Let’s preview this team, shall we?

The Narrative

To put Nevada’s trajectory into perspective for UCLA fans, let’s pretend UCLA baseball coach John Savage retires tomorrow. After having rebuilt the program from scratch and taking UCLA baseball to its peak, the program suffers without his guidance. The Bruins are back to being useless in baseball for about a decade.

Ten years later, the Bruins hire John Savage again. And, again, Savage builds the program from nothing and takes UCLA baseball to its peak. Then, after about ten years of that, he retires. Again. This time, for good.

That’s where the Nevada Wolf Pack are. After Chris Ault’s first tenure as head coach from 1976 to 1995 (whoa), Nevada struggled mightily. As Bill Connelly of SB Nation brilliantly put it, Chris Ault is the face of Nevada football. When Ault came back in 2004, the ship was righted and, until now, things have been peachy for Nevada.

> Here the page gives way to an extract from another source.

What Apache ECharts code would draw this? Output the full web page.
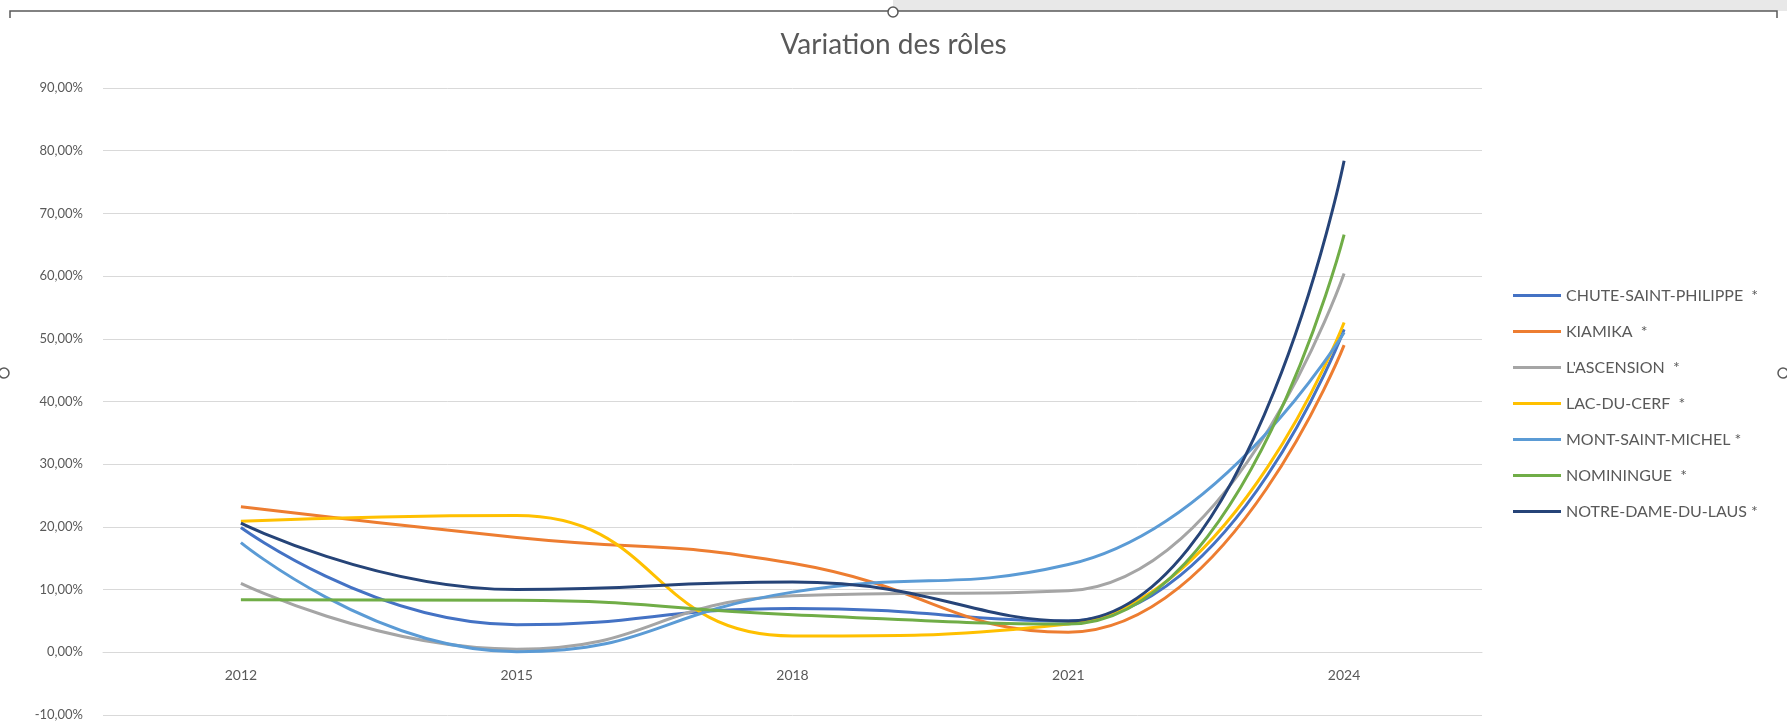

Now, a Colin Kaepernick and a 7-6 season later, they’re here. Ault-less and without much direction.

OK, so they have a head coach in Brian Polian, and Polian is no stranger to college football. Since 1997, Polian’s bounced from team to team as a position coach, but nothing more than that. His longest tenure came as Notre Dame’s special teams coach from 2004 to 2009, and he’s been a special teams coach ever since. (Not that this isn’t a big deal; UCLA assistant head coach Jeff Ulbrich is poised to take a head coaching position pretty soon given his success with producing high-quality special teams units.)

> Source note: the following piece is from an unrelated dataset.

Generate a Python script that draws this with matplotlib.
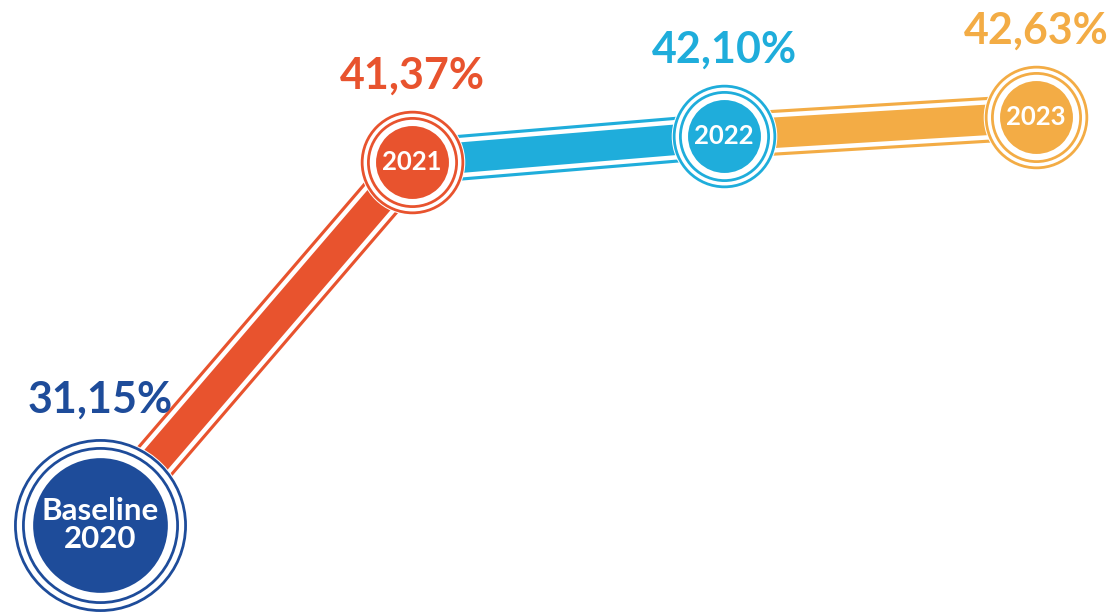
import matplotlib
matplotlib.use('Agg')
import matplotlib.pyplot as plt

# datos del grafico
years = ['Baseline\n2020', '2021', '2022', '2023']
values = [31.15, 41.37, 42.10, 42.63]
labels = ['31,15%', '41,37%', '42,10%', '42,63%']
colors = ['#1E4C9A', '#E8532E', '#1FADDB', '#F3AC45']

plt.rcParams['font.family'] = ['Lato', 'DejaVu Sans']

fig = plt.figure(figsize=(11.16, 6.12), dpi=100)
ax = fig.add_axes([0, 0, 1, 1])
ax.set_xlim(-0.3205, 3.2564)
ax.set_ylim(28.70, 45.92)
ax.axis('off')

x = list(range(len(values)))

# bandas entre puntos (linea gruesa + hueco blanco + relleno)
for i in range(1, len(values)):
    seg_x = [x[i - 1], x[i]]
    seg_y = [values[i - 1], values[i]]
    c = colors[i]
    ax.plot(seg_x, seg_y, color=c, lw=33, solid_capstyle='butt', zorder=1)
    ax.plot(seg_x, seg_y, color='white', lw=28.5, solid_capstyle='butt', zorder=2)
    ax.plot(seg_x, seg_y, color=c, lw=22, solid_capstyle='butt', zorder=3)

# circulos
for i in range(len(values)):
    c = colors[i]
    if i == 0:
        d_fill, d_in, d_out, d_bg, off, fs_in = 97, 111, 122.5, 126, 90, 22.5
    else:
        d_fill, d_in, d_out, d_bg, off, fs_in = 52.5, 63.5, 72.5, 76, 62, 18.5
    ax.plot(x[i], values[i], 'o', ms=d_bg, mfc='white', mec='none', zorder=4)
    ax.plot(x[i], values[i], 'o', ms=d_out, mfc='none', mec=c, mew=2.0, zorder=5)
    ax.plot(x[i], values[i], 'o', ms=d_in, mfc='none', mec=c, mew=2.0, zorder=5)
    ax.plot(x[i], values[i], 'o', ms=d_fill, mfc=c, mec='none', zorder=6)
    ax.text(x[i], values[i], years[i], color='white', fontsize=fs_in,
            fontweight='bold', ha='center', va='center', linespacing=1.0, zorder=7)
    ax.annotate(labels[i], (x[i], values[i]), xytext=(0, off),
                textcoords='offset points', ha='center', va='center',
                color=c, fontsize=31, fontweight='bold', zorder=7)

fig.savefig('out.png', dpi=100, facecolor='white')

But Polian’s never been a head honcho. Granted, not every good college football coach got their job from a previous head coaching job, but the leadership role is different. Consider, too, that the kid is a youngster, only 38 years young. (He’s also only retaining Ault’s offensive coordinator Nick Rolovich, though that’s an important retention; Nevada’s offenses are normally prolific.)

Side note: Nevada still employs the offense they made famous, and the offense that eventually got Rick Neuheisel fired: The Pistol.